An alternative method for monitoring endangered lions in India could improve estimates of their abundance and help inform conservation policy and management decisions. Keshab Gogoi and colleagues at the Wildlife Institute of India present their findings in the open-access journal PLOS ONE on February 19, 2020.
Conservation practices have enabled Asiatic lions to recover from a population of only 50 individuals in the Gir Forests of Gujarat, India, to an estimated 500 individuals today. Accurate estimates of their abundance are needed in order for conservation efforts to remain successful. However, existing monitoring methods, particularly a technique known as total counts, can miss some individuals while double-counting others, and they provide limited information on spatial density.
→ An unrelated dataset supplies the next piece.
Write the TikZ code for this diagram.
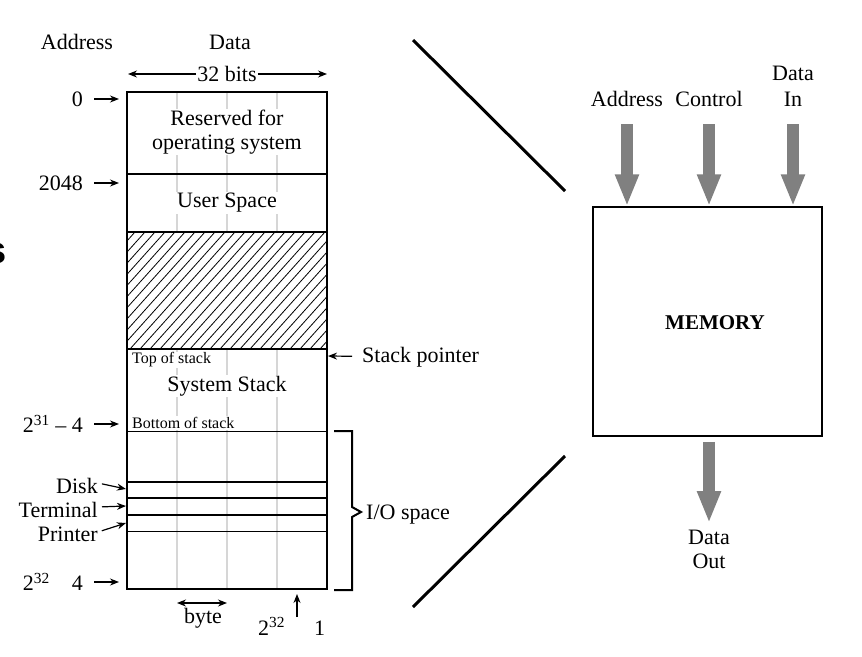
\documentclass[tikz,border=0pt]{standalone}
\usepackage{fontspec}
\setmainfont{Liberation Serif}
\setsansfont{Liberation Sans}
\usetikzlibrary{arrows.meta}
\newcommand{\pw}[1]{2\textsuperscript{#1}}

\begin{document}
\begin{tikzpicture}[x=1pt,y=-1pt,
  every node/.style={font=\fontsize{22}{24}\selectfont},
  small/.style={font=\fontsize{16}{18}\selectfont},
  lbl/.style={fill=white,inner sep=1pt},
  addr/.style={anchor=east,inner sep=0pt},
  ptr/.style={-{Stealth[length=9pt,width=7pt]},line width=1.2pt},
  dptr/.style={{Stealth[length=9pt,width=7pt]}-{Stealth[length=9pt,width=7pt]},line width=1.2pt},
  sep/.style={line width=2pt},
  fat/.style={gray,line width=12pt,-{Triangle[length=32pt,width=22pt]}}]
\useasboundingbox (0,0) rectangle (862,656);
% byte columns
\foreach \x in {177,227,277} \draw[black!16,line width=1.5pt] (\x,92) -- (\x,589);

\node (addr) at (77,42) {Address};
\node (data) at (230,42) {Data};
\coordinate (bl) at (128,74);
\coordinate (br) at (327,74);
\node[lbl] (bits) at (227,74) {32 bits};
\draw[ptr] (bits) -- (bl);
\draw[ptr] (bits) -- (br);

\node[lbl,align=center] (os) at (227,132) {Reserved for\\operating system};
\node[lbl] (user) at (227,203) {User Space};
\node[lbl,small,anchor=west] (tos) at (131,360) {Top of stack};
\node[lbl] (sys) at (227,386) {System Stack};
\node[lbl,small,anchor=west] (bos) at (131,423) {Bottom of stack};

% free area
\fill[white] (127,232) rectangle (327,349);
\begin{scope}
\clip (127,232) rectangle (327,349);
\foreach \i in {20,30,...,330} \draw[line width=0.8pt] (\i,349) -- ++(105,-117);
\end{scope}
\foreach \y in {174,232,349,482,498,515} \draw[sep] (127,\y) -- (327,\y);
\foreach \y in {431,531} \draw[line width=1pt] (127,\y) -- (327,\y);
\draw[line width=1.5pt] (127,92) rectangle (327,589);

% addresses
\node[addr] (a0) at (83,99) {0};
\node[addr] (a2048) at (83,183) {2048};
\node[addr] (a31) at (83,424) {\pw{31} – 4};
\node[addr] (a32) at (83,582) {\pw{32}\quad 4};
\coordinate (p0) at (119,99);
\coordinate (p2048) at (119,183);
\coordinate (p31) at (119,424);
\coordinate (p32) at (119,582);
\draw[ptr,shorten <=11pt] (a0) -- (p0);
\draw[ptr,shorten <=11pt] (a2048) -- (p2048);
\draw[ptr,shorten <=11pt] (a31) -- (p31);
\draw[ptr,shorten <=11pt] (a32) -- (p32);

\node[addr] (disk) at (98,486) {Disk};
\node[addr] (term) at (98,510) {Terminal};
\node[addr] (prn) at (98,534) {Printer};
\coordinate (pd) at (126,489);
\coordinate (pt) at (126,506);
\coordinate (pp) at (126,523);
\draw[ptr,shorten <=4pt] ([yshift=3pt]disk.east) -- (pd);
\draw[ptr,shorten <=4pt] ([yshift=3pt]term.east) -- (pt);
\draw[ptr,shorten <=4pt] ([yshift=2pt]prn.east) -- (pp);

\node[anchor=west,inner sep=0pt] (sp) at (362,357) {Stack pointer};
\coordinate (psp) at (328,356);
\draw[ptr,shorten <=10pt] (sp) -- (psp);

\draw[line width=2pt] (334,431) -- (352,431) -- (352,507) -- (361,512) -- (352,517) -- (352,590) -- (334,590);
\node[anchor=west,inner sep=0pt] (io) at (366,515) {I/O space};

\coordinate (b1) at (177,603);
\coordinate (b2) at (227,603);
\draw[dptr] (b1) -- (b2);
\node (byte) at (203,618) {byte};
\node[anchor=base west,inner sep=0pt] (last) at (258,635) {\pw{32}\hspace{29pt}1};
\coordinate (pl) at (297,594);
\draw[ptr] (pl |- last.north) -- (pl);

% zoom lines
\draw[line width=3pt] (413,40) -- (565,191);
\draw[line width=3pt] (413,607) -- (565,456);

% memory block
\node[draw,line width=1.5pt,minimum width=229pt,minimum height=229pt,inner sep=0pt] (mem) at (707.5,321.5) {};
\node[font=\fontsize{21}{24}\selectfont\bfseries] (memt) at (715,323) {MEMORY};
\node[anchor=south,inner sep=0pt] (iad) at (627,107) {Address};
\node[anchor=south,inner sep=0pt] (ictl) at (709,107) {Control};
\node[anchor=south,inner sep=0pt,align=center] (idin) at (793,107) {Data\\[2pt]In};
\draw[fat,shorten <=17pt] (iad) -- (iad |- mem.north);
\draw[fat,shorten <=17pt] (ictl) -- (ictl |- mem.north);
\draw[fat,shorten <=17pt] (idin) -- (idin |- mem.north);
\node[anchor=north,inner sep=0pt,align=center] (dout) at (709,530) {Data\\Out};
\draw[fat,shorten <=5pt,shorten >=7pt] (mem.south -| dout) -- (dout);

\node[font=\sffamily\bfseries\fontsize{38}{40}\selectfont,anchor=base east,inner sep=0pt] (cut) at (7,263) {s};
\end{tikzpicture}
\end{document}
In the new study, Gogoi and colleagues demonstrate an alternative method for monitoring Asiatic lions. They used whisker patterns and permanent body marks to identify individual lions using a computer program and analyzed that data with a mathematical modeling method known as spatially explicit capture recapture in order to estimate lion density. They also assessed prey density and other factors that could influence lion density.
The researchers identified 67 individual lions out of 368 lion sightings within a study site of 725 square kilometers in the Gir Forests, estimating an overall density of 8.53 lions per 100 square kilometers.
They were surprised to find that prey density did not appear to influence variations in lion density within the study site. Instead, lion density was higher in flat valley habitats (as opposed to rugged or elevated areas) and near sites where food had been placed to attract lions for tourists to view them.
The findings suggest that baiting lions for tourism greatly perturbs their natural density patterns, in line with other research demonstrating that baiting disrupts lion behavior and social dynamics. The authors recommend that their alternative monitoring method be used to assess lions across their range (in India and Africa) in order to inform ongoing conservation efforts more accurately.
The authors add: “The only population of Asiatic lions in the world survives in the Saurashtra landscape. Conserving this sub-species with the use of best science and management is a global priority and responsibility. Our research paper addresses this priority by developing a robust approach to their population assessment and monitoring which can be used for all lion populations across the world.”